To examine whether the proposed method remains effective in low-resource settings, we conducted an additional experiment using a small incremental dataset. Specifically, we randomly sampled only 5% of the Cityscapes training dataset and used it as the incremental dataset.
As shown in the table below, our method successfully maintains the performance on the pre-training dataset while improving performance on both the incremental and zero-shot datasets, even when trained with the small incremental dataset. This demonstrates that the proposed method remains effective in low-resource settings where the number of incremental samples is limited.
| Method | COCO (pre-training) | Cityscapes (incremental) | ADE20K (zero-shot) |
|---|---|---|---|
| fc-clip | 50.1 | 44.0 | 23.5 |
| ConOVS (Ours) | 50.0 | 48.8 | 25.9 |
We also considered evaluating our approach under weakly labeled incremental settings. However, due to the lack of publicly available datasets that contain appropriate weak annotations, such as pseudo labels for panoptic segmentation, we were unable to conduct this experiment.
Nevertheless, we believe that our method can also be applied in weakly labeled settings. In fact, we consider our approach to be effective in overcoming the common issue of low-quality segmentation annotations found in weakly labeled datasets. This is because our technique constructs the MVN distribution using only image and text embeddings, without relying on segmentation annotations. Therefore, we believe there are no constraints in forming the MVN distribution, and we expect to accurately estimate the interpolation coefficients. While label noise may affect the overall performance, we believe our method can still contribute to effectively enhancing the model’s recognition ability even in weakly labeled environments.

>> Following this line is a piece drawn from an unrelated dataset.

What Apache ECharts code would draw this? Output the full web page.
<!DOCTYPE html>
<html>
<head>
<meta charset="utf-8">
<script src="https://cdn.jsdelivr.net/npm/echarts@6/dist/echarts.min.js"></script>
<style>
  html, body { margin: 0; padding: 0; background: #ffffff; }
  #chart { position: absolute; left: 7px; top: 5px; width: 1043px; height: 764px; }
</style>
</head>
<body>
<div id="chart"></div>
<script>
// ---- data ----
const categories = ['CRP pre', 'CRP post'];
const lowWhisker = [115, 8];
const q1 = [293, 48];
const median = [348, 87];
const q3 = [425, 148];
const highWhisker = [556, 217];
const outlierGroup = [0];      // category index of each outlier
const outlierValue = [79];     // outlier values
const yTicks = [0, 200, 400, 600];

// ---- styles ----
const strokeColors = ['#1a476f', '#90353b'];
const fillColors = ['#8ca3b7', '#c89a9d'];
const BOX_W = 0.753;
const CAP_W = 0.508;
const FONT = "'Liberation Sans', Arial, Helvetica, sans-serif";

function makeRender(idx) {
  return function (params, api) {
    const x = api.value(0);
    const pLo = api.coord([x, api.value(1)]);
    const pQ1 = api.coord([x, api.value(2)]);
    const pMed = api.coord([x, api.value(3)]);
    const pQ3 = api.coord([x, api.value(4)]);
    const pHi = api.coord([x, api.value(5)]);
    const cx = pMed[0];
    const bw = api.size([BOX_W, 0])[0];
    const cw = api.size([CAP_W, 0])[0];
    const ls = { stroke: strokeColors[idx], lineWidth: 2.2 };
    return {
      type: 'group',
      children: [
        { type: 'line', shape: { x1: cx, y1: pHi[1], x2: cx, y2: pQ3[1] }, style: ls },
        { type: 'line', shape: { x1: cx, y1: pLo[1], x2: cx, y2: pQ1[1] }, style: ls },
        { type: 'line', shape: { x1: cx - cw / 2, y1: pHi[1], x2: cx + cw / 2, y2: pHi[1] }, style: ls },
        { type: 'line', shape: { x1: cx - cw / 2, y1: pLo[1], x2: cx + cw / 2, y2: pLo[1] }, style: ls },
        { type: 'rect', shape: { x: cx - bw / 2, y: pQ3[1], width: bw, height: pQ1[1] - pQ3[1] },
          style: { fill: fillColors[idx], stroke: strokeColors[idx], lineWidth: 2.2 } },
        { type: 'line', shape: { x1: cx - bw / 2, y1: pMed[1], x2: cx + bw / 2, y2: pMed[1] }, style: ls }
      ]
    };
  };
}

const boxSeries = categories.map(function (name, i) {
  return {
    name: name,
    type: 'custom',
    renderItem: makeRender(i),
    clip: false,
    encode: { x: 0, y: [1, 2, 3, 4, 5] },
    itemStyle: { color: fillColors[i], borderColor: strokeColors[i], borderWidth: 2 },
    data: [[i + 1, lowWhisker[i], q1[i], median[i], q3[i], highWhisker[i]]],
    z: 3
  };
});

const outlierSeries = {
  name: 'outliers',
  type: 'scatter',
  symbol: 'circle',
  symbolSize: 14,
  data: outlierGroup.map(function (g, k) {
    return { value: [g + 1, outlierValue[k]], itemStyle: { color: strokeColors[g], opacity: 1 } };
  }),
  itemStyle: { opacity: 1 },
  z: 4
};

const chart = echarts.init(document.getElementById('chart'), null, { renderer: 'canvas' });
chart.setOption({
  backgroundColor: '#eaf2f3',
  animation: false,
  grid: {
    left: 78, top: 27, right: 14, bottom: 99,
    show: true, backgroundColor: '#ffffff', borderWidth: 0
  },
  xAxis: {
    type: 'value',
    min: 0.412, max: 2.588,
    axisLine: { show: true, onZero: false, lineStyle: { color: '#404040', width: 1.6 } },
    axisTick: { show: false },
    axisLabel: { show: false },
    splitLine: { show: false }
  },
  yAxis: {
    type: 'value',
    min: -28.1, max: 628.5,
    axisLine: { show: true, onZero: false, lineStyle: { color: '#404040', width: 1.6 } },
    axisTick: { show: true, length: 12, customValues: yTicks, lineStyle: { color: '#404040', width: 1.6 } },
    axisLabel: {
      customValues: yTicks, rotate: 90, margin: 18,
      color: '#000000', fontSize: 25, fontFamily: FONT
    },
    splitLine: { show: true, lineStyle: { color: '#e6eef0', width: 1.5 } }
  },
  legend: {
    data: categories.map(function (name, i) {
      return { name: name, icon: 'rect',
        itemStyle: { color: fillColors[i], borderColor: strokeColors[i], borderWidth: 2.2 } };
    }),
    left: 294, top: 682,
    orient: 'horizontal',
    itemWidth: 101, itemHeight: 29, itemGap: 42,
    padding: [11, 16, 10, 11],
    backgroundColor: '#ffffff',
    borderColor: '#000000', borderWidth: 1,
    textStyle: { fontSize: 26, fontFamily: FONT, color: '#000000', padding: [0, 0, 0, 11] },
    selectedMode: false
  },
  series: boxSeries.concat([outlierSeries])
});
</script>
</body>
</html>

We will include the experiment and analysis regarding small incremental datasets in Section 6 (Experiments), and the discussion on weakly labeled datasets will be added to the Future Work section. We appreciate your thoughtful feedback.
This work presents a continual learning framework for open-vocabulary segmentation, where data is presented in a sequential manner. Reviewers found that the proposed strategy is novel and well-motivated, which is empirically supported by extensive experiments across multiple datasets and models. Furthermore, the impact of the different components was properly evaluated on further ablation studies. Despite these strengths, reviewers also pointed to several weaknesses (e.g., several results or choices not properly justified, lack of detailed computational overhead analysis, as well as further clarification), which were successfully addressed by the authors during the rebuttal/discussion process. Considering all these points I recommend the acceptance of this work.